Даже то неизбежное, что прописала там мать-Гея своей плодоносной силой и тьмою Тартара.
– Ты любишь спорить, Атропос? Я могу поспорить со всеми вами троими. Поставьте этот месяц отсрочки для умирающих жителей Дельф. А я поставлю, что вы захотите. Свой мир. Бессмертие. Свою нить – что выберете? Мы будем спорить на то, что случится, когда плоды матери-Геи, которые она выращивает на Флеграх, созреют. Когда Гиганты – лекарство против победителей Титаномахии – пойдут на Олимп, и на Олимпе не найдут лекарства от них. Давайте спорить на то, что тогда откроются врата Тартара, и вам нечего будет резать и вить, потому что не станет ни рождающихся, ни умирающих. Поспорим, останутся ли стоять эти стены, когда Олимп будет падать в руины – я поставлю на то, что вряд ли останутся. Еще можем поспорить, сколько милостей окажут вам освобожденные титаны и Гиганты: больше, чем остальным олимпийцам или поровну? Принимайте мою ставку: это будет захватывающий спор.

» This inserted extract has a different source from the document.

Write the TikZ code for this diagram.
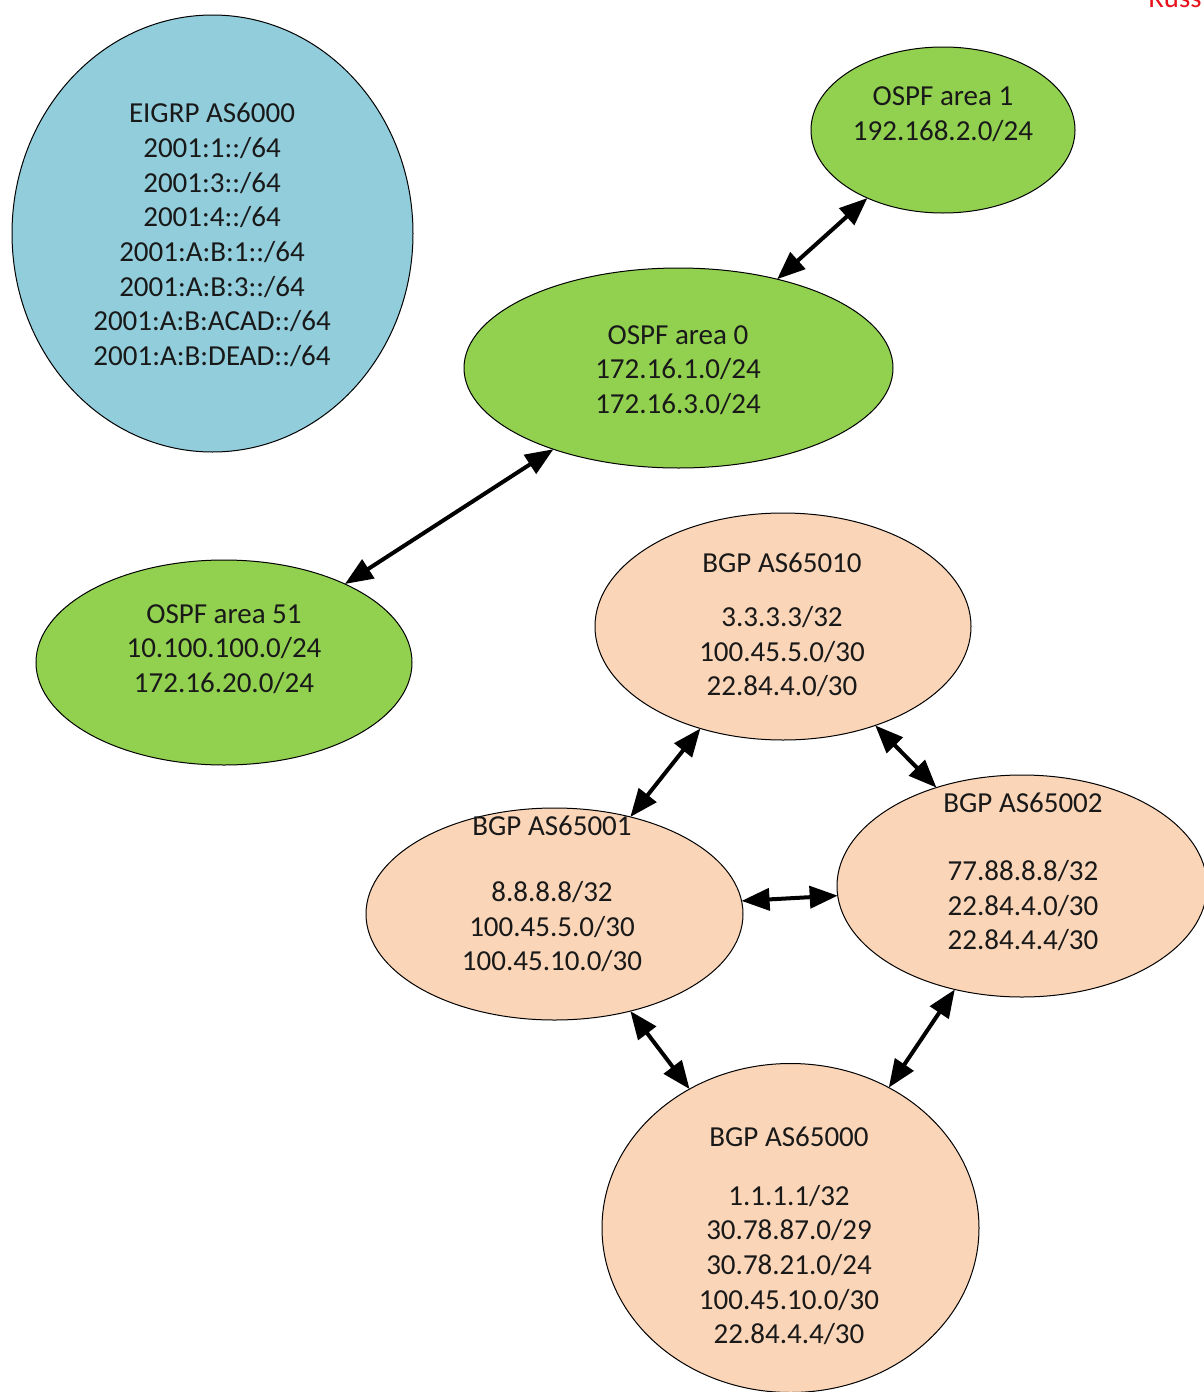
\documentclass[tikz,border=0pt]{standalone}
\usepackage{fontspec}
\setmainfont{Carlito}
\usetikzlibrary{shapes.geometric,arrows.meta}
\definecolor{eigrpblue}{HTML}{92CDDC}
\definecolor{ospfgreen}{HTML}{92D050}
\definecolor{bgppeach}{HTML}{FAD5B8}
\definecolor{rustred}{HTML}{E8101A}
\tikzset{
  area/.style={ellipse,draw=black,line width=0.5pt,inner sep=0pt,outer sep=0pt},
  eigrp/.style={area,fill=eigrpblue},
  ospf/.style={area,fill=ospfgreen},
  bgp/.style={area,fill=bgppeach},
  txt/.style={align=center,inner sep=0pt,font=\fontsize{14.5}{17.35}\selectfont,text=black!90},
  link/.style={line width=2pt,{Triangle[length=14pt,width=11pt]}-{Triangle[length=14pt,width=11pt]}}
}
\begin{document}
\begin{tikzpicture}[x=0.5pt,y=-0.5pt]
\clip (0,0) rectangle (1204,1392);
\fill[white] (0,0) rectangle (1204,1392);
% ellipses
\node[eigrp,minimum width=200.5pt,minimum height=218.5pt] (eigrp) at (212.5,233.5) {};
\node[ospf,minimum width=132pt,minimum height=83pt] (a1) at (943,130) {};
\node[ospf,minimum width=214.5pt,minimum height=100pt] (a0) at (678.5,368) {};
\node[ospf,minimum width=188pt,minimum height=102.5pt] (a51) at (224,662.5) {};
\node[bgp,minimum width=188pt,minimum height=113.5pt] (b10) at (783,626.5) {};
\node[bgp,minimum width=188.5pt,minimum height=106pt] (b01) at (554.5,914) {};
\node[bgp,minimum width=185pt,minimum height=111pt] (b02) at (1022,886) {};
\node[bgp,minimum width=188.5pt,minimum height=164.5pt] (b00) at (790.5,1228) {};
% texts
\node[txt] (eigrpt) at (212,235) {EIGRP AS6000\\2001:1::/64\\2001:3::/64\\2001:4::/64\\2001:A:B:1::/64\\2001:A:B:3::/64\\2001:A:B:ACAD::/64\\2001:A:B:DEAD::/64};
\node[txt] (a1t) at (943,114) {OSPF area 1\\192.168.2.0/24};
\node[txt] (a0t) at (678,370) {OSPF area 0\\172.16.1.0/24\\172.16.3.0/24};
\node[txt] (a51t) at (224,649) {OSPF area 51\\10.100.100.0/24\\172.16.20.0/24};
\node[txt] (b10t) at (782,625) {BGP AS65010\\[9.65pt]3.3.3.3/32\\100.45.5.0/30\\22.84.4.0/30};
\node[txt] (b01t) at (552,894) {BGP AS65001\\[15.65pt]8.8.8.8/32\\100.45.5.0/30\\100.45.10.0/30};
\node[txt] (b02t) at (1023,872) {BGP AS65002\\[16.5pt]77.88.8.8/32\\22.84.4.0/30\\22.84.4.4/30};
\node[txt] (b00t) at (789,1236) {BGP AS65000\\[12pt]1.1.1.1/32\\30.78.87.0/29\\30.78.21.0/24\\100.45.10.0/30\\22.84.4.4/30};
% red corner text, cut off at the edge as in the reference
\node[anchor=base west,inner sep=0pt,text=rustred,font=\fontsize{14.35}{17}\selectfont] (rus) at (1148,8) {Russ};
% links
\draw[link] (a1.222.3) -- (a0.42.3);
\draw[link] (a0.213.8) -- (a51.33.1);
\draw[link] (b10.231.1) -- (b01.52.5);
\draw[link] (b10.313) -- (b02.131.3);
\draw[link] (b01.4.5) -- (b02.183.4);
\draw[link] (b01.308.5) -- (b00.126);
\draw[link] (b02.237.3) -- (b00.55.4);
\end{tikzpicture}
\end{document}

Пряхи молчали. С лиц у них мокрой полотняной маской сползал смех, а взамен…
Я видел это выражение на усталой физиономии Вестника, когда тот вернулся с Флегрейских полей.
Наверняка, и на моем лице что-то подобное красовалось после рассказа Гермеса.
– Вы же тоже не знаете, как их остановить, – бросил я. Вышло сипло и отрывисто.
Лахезис замотала головой с таким простодушным детским огорчением, что я чуть не расхохотался. Мать-Гея посадила в лужу вместе с Олимпийцами даже Прях.
– Мать… – тихо начала Клото. Я пожал плечами.
– Может, и она не знает.
Ананка не знает. Вездесущая, вращающая ось мира. А умирающий кентавр, которого под хорошее настроение навестила Гея, знает.
И потому вы дадите мне все, а понадобится – и больше. И будете молиться, чтобы Хирон сошел в мое царство за своего друга, славного врачевателя.
– Дадим, любимчик, – скривилась Атропос.
– Будем, любимчик, – набычилась Клото.
Лахезис – эта оказалась быстрее всех. Мойра хрустнула яблоком и осведомилась деловито:
– На что спорим – счет пойдет не меньше, чем на тысячу нитей?
[1] Арахна – лидийская ткачиха, вызвавшая на соревнования в мастерстве Афину и за это превращенная богиней в паучиху.
Сказание 9. О живых мертвецах и мертвом бессмертном
Всяких целителя болей, Асклепия петь начинаю.
Сын Аполлона, рожден Коронидою он благородной,
Флегия царственной дщерью, на пышной Дотийской равнине,
Радость великая смертных и злых облегчитель страданий.
Радуйся также и ты, о владыка! Молюсь тебе песней.
Гомер. Гимн к Асклепию
Почему здесь, над черными водами, так легко вспоминается жара?
Настоянный на соке фруктов воздух. Хрустящие, ломкие листья, ящерицы, лениво выползающие в тень. Наливные гроздья винограда, ложащиеся в ладонь, как груди девушки.
Жаркое лето после дождей. Деметра, довольная встречей с дочерью, задержавшейся в подземном мире, вскармливала соками травы, а нимфочки лениво перехихикивались под деревьями: «Ах, теплынь, ах, цветы! Что-то Персефона печальная вернулась, наверное, в ссоре с супругом…»
Почему-то немного обидно, что мы тогда не поссорились.
Может, стоило обернуться. Выхватить несколько минут… часов. Обронить пару резких слов, чтобы она полыхнула медным пламенем, расколотила бы о стену пару сосудов с благовонным маслом. Закричала бы: «Ты! Со своими интригами! Со своим миром!!» Чтобы в мире хмыкали, как на Олимпе: «А, милые бранятся…»
Зря я не озаботился, может, тогда помнил бы не жаркое лето, а ее. Потому что, сколько ни вспоминаю: она повсюду, но не тогда.
Встречи мелькали жемчужинами, летящими с разорванной нитки. Смутно вспоминается: мы же совсем не говорили после визита Гермеса: так, какие-то суды…
И когда она поняла, что не может больше задерживаться, и ушла, прошептав: «И ничего не скажешь напоследок?» – я откликнулся пустыми, привычными словами.
«До скорого свидания».
Они лживы, эти слова. Прохладны, как осень вокруг меня.
Зрелая, пахнущая увяданием долгой жизни… долгого лета. И немного – тополиными листьями, которые играют в вечную осень вот уже несколько столетий.